• _Given exercise_
What is the number of lines containing "this"? Give only that number.

• _Records supplied_
=======

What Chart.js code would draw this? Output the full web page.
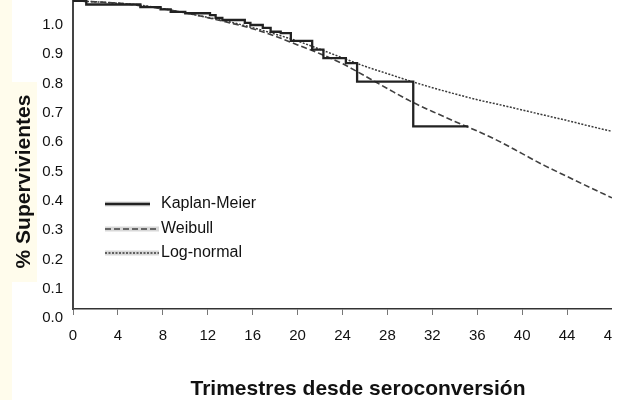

=======

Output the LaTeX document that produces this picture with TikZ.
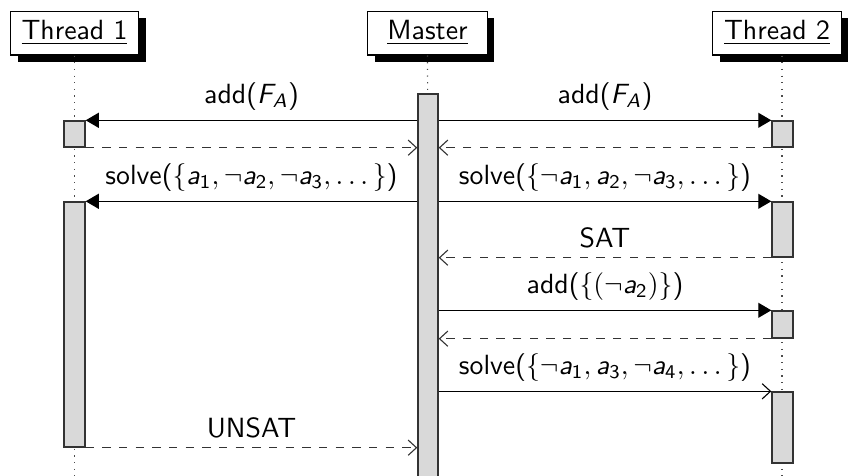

=======

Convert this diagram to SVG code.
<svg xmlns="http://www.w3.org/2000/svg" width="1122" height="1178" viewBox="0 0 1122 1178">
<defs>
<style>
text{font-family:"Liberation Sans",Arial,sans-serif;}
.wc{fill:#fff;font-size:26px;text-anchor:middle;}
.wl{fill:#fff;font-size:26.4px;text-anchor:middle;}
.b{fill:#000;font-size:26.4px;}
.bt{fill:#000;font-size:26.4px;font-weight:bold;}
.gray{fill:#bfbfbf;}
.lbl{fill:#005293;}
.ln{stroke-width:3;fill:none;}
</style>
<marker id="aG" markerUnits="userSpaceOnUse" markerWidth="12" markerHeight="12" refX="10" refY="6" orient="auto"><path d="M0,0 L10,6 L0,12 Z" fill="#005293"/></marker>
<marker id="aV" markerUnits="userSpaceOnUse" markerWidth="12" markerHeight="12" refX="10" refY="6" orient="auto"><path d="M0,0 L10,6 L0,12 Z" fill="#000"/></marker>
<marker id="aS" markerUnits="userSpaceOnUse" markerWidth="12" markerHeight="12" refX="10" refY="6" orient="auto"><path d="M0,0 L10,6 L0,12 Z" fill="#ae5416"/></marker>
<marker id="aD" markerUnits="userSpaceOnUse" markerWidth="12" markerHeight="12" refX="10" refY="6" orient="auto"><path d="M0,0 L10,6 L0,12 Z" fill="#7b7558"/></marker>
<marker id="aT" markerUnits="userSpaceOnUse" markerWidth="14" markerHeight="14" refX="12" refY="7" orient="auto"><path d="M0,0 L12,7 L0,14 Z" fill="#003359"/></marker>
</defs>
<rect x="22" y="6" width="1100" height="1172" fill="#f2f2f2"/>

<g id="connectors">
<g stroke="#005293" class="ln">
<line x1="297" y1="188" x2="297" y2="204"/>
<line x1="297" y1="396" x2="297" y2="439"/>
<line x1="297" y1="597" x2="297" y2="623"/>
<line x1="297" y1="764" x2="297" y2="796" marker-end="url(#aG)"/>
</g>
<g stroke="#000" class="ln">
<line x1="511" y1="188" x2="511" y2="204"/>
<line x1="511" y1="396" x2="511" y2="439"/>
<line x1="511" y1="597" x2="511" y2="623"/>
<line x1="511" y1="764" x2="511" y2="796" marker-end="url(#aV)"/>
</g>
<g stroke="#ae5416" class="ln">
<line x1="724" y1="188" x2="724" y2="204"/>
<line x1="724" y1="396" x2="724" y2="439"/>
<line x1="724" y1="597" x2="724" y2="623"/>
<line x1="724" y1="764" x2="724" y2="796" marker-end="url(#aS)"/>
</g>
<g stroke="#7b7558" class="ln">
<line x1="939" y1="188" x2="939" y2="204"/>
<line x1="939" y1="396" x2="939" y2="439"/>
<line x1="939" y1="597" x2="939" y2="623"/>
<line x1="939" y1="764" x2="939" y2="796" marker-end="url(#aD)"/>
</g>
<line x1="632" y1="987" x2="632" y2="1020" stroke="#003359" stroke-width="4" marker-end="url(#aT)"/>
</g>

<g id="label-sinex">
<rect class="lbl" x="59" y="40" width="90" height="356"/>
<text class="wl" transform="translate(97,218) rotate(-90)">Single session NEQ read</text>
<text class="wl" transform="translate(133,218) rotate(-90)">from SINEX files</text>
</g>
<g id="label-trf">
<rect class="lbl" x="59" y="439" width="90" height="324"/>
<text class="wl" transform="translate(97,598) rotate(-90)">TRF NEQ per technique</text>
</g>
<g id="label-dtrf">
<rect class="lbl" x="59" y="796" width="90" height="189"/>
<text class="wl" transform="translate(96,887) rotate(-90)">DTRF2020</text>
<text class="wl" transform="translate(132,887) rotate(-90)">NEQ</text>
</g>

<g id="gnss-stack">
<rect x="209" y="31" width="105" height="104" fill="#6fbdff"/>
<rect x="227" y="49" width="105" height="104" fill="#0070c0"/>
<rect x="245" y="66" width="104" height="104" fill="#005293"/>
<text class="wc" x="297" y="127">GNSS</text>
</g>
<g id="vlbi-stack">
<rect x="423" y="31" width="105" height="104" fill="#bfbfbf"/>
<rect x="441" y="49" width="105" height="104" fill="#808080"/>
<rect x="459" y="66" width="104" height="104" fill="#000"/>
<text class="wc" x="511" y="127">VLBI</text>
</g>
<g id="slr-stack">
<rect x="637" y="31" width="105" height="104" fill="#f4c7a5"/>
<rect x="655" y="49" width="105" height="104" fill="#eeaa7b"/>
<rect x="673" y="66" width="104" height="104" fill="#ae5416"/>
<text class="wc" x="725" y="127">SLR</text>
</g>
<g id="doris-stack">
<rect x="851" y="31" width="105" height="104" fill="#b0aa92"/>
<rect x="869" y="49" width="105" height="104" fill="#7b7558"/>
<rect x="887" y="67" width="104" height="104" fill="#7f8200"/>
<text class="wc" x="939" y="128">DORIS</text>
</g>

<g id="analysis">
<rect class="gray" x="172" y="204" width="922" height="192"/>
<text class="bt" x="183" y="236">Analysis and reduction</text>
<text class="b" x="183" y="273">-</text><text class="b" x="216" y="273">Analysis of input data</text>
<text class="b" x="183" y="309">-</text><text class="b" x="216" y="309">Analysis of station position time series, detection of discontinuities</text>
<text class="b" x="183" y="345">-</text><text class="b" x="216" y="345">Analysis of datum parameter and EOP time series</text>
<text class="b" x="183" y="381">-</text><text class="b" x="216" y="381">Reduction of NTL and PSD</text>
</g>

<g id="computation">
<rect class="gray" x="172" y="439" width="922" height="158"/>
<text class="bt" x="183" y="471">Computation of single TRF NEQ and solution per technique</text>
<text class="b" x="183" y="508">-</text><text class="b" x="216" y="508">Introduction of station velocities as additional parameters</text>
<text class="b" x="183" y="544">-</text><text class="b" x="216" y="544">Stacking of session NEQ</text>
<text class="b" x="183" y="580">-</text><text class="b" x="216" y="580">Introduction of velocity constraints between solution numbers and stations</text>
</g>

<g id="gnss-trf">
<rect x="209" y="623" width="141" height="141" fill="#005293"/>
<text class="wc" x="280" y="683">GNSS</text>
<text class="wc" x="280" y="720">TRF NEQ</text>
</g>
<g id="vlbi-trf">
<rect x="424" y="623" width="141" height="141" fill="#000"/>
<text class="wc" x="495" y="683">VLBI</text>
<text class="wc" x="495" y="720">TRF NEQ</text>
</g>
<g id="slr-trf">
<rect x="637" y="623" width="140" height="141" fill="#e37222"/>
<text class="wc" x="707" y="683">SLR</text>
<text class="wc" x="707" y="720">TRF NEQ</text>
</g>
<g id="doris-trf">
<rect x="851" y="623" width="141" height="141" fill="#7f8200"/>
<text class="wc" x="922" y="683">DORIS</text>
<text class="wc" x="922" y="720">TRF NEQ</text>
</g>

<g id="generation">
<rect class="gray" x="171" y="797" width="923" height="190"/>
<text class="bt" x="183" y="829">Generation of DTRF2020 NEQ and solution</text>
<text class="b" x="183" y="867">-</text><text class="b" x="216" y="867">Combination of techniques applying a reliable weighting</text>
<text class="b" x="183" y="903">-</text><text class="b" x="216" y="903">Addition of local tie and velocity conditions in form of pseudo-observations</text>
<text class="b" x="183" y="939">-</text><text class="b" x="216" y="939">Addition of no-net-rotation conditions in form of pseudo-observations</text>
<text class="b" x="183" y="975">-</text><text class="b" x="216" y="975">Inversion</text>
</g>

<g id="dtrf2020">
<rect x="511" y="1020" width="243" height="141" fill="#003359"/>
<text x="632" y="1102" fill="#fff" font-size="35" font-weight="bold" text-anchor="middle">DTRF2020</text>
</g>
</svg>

=======

• _Exercise output_
3